# Goal:
Quote each line of the material verbatim, without the pictures.
-=-=-=-=-
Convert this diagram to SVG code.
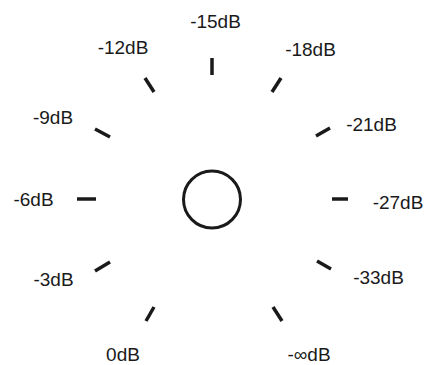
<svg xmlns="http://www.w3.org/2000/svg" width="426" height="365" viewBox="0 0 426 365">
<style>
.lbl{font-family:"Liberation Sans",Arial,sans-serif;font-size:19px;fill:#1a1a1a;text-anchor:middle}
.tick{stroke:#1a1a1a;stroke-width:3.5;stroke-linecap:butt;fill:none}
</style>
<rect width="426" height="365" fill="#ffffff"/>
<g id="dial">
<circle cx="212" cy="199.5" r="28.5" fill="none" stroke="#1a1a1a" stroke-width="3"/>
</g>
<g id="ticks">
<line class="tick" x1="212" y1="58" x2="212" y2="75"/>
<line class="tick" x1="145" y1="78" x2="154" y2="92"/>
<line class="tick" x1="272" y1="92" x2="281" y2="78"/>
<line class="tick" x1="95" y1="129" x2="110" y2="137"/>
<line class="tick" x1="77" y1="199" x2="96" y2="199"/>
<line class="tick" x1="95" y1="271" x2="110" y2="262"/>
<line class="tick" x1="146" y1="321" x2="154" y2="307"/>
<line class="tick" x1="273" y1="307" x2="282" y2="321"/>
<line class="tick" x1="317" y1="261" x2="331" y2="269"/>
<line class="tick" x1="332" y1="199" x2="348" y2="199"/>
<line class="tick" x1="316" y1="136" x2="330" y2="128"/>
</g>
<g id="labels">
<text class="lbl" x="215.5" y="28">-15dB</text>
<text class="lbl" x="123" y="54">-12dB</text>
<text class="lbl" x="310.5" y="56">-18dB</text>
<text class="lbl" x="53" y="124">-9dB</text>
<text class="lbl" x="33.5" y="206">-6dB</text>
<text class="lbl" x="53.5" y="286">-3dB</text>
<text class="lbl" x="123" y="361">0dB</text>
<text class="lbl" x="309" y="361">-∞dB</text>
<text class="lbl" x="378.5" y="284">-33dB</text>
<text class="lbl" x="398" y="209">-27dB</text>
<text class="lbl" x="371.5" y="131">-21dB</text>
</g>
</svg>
-=-=-=-=-
# Answer to the exercise:
Convert this diagram to SVG code.
<svg xmlns="http://www.w3.org/2000/svg" width="426" height="365" viewBox="0 0 426 365">
<style>
.lbl{font-family:"Liberation Sans",Arial,sans-serif;font-size:19px;fill:#1a1a1a;text-anchor:middle}
.tick{stroke:#1a1a1a;stroke-width:3.5;stroke-linecap:butt;fill:none}
</style>
<rect width="426" height="365" fill="#ffffff"/>
<g id="dial">
<circle cx="212" cy="199.5" r="28.5" fill="none" stroke="#1a1a1a" stroke-width="3"/>
</g>
<g id="ticks">
<line class="tick" x1="212" y1="58" x2="212" y2="75"/>
<line class="tick" x1="145" y1="78" x2="154" y2="92"/>
<line class="tick" x1="272" y1="92" x2="281" y2="78"/>
<line class="tick" x1="95" y1="129" x2="110" y2="137"/>
<line class="tick" x1="77" y1="199" x2="96" y2="199"/>
<line class="tick" x1="95" y1="271" x2="110" y2="262"/>
<line class="tick" x1="146" y1="321" x2="154" y2="307"/>
<line class="tick" x1="273" y1="307" x2="282" y2="321"/>
<line class="tick" x1="317" y1="261" x2="331" y2="269"/>
<line class="tick" x1="332" y1="199" x2="348" y2="199"/>
<line class="tick" x1="316" y1="136" x2="330" y2="128"/>
</g>
<g id="labels">
<text class="lbl" x="215.5" y="28">-15dB</text>
<text class="lbl" x="123" y="54">-12dB</text>
<text class="lbl" x="310.5" y="56">-18dB</text>
<text class="lbl" x="53" y="124">-9dB</text>
<text class="lbl" x="33.5" y="206">-6dB</text>
<text class="lbl" x="53.5" y="286">-3dB</text>
<text class="lbl" x="123" y="361">0dB</text>
<text class="lbl" x="309" y="361">-∞dB</text>
<text class="lbl" x="378.5" y="284">-33dB</text>
<text class="lbl" x="398" y="209">-27dB</text>
<text class="lbl" x="371.5" y="131">-21dB</text>
</g>
</svg>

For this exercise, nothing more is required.